◆ Exercise aim ◆
Only lines holding the word "this" should be copied from the material.

◆ Information provided ◆
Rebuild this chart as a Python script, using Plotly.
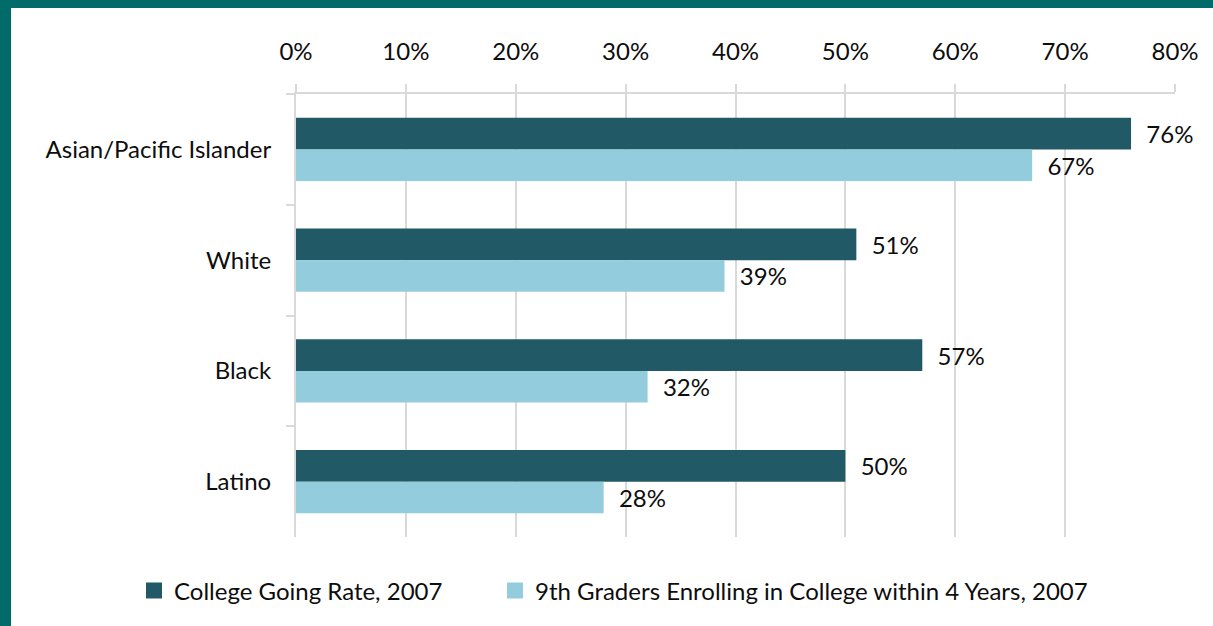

--

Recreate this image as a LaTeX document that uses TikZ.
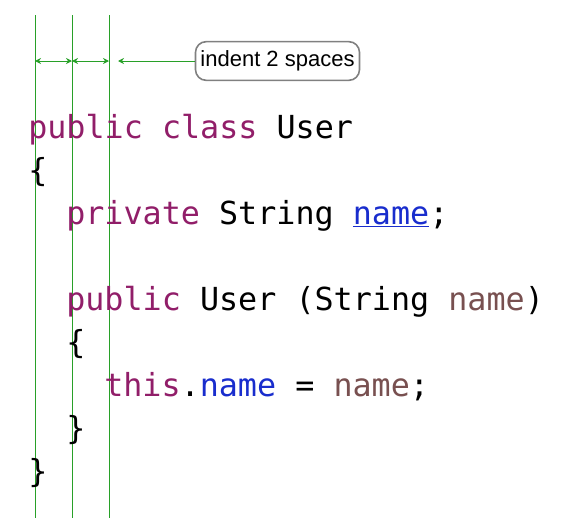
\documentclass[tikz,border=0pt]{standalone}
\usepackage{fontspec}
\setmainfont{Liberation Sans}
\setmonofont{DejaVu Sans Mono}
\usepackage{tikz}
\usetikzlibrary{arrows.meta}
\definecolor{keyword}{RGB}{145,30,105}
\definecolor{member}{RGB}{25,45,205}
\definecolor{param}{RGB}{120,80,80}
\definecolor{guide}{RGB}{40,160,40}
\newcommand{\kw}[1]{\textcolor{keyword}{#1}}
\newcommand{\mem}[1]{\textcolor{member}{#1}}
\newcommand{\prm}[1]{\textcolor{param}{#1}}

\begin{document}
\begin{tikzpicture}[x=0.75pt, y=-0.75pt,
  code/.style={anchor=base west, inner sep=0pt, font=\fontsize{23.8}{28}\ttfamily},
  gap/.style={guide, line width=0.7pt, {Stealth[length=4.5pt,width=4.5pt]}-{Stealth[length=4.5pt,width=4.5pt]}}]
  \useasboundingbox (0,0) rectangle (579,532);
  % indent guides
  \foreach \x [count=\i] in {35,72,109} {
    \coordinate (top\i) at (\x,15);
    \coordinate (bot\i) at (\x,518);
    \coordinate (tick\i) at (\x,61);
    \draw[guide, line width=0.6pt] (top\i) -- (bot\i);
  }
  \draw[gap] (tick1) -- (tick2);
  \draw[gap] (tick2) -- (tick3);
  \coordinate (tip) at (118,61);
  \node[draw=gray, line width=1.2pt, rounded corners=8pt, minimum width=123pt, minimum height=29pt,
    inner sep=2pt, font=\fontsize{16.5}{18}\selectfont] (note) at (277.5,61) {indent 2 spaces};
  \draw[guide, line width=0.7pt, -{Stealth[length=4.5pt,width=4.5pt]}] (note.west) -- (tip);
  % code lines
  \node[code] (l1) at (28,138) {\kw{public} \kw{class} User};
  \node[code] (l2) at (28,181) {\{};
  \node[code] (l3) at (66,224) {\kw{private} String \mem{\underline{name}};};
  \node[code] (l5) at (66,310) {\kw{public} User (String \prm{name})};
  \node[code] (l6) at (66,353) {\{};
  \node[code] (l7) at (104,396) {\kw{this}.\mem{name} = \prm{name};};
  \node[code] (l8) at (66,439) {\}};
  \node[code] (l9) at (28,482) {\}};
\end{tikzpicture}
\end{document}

◆ Written solution ◆
Rebuild this chart as a Python script, using Plotly.
Recreate this image as a LaTeX document that uses TikZ.
  \node[code] (l7) at (104,396) {\kw{this}.\mem{name} = \prm{name};};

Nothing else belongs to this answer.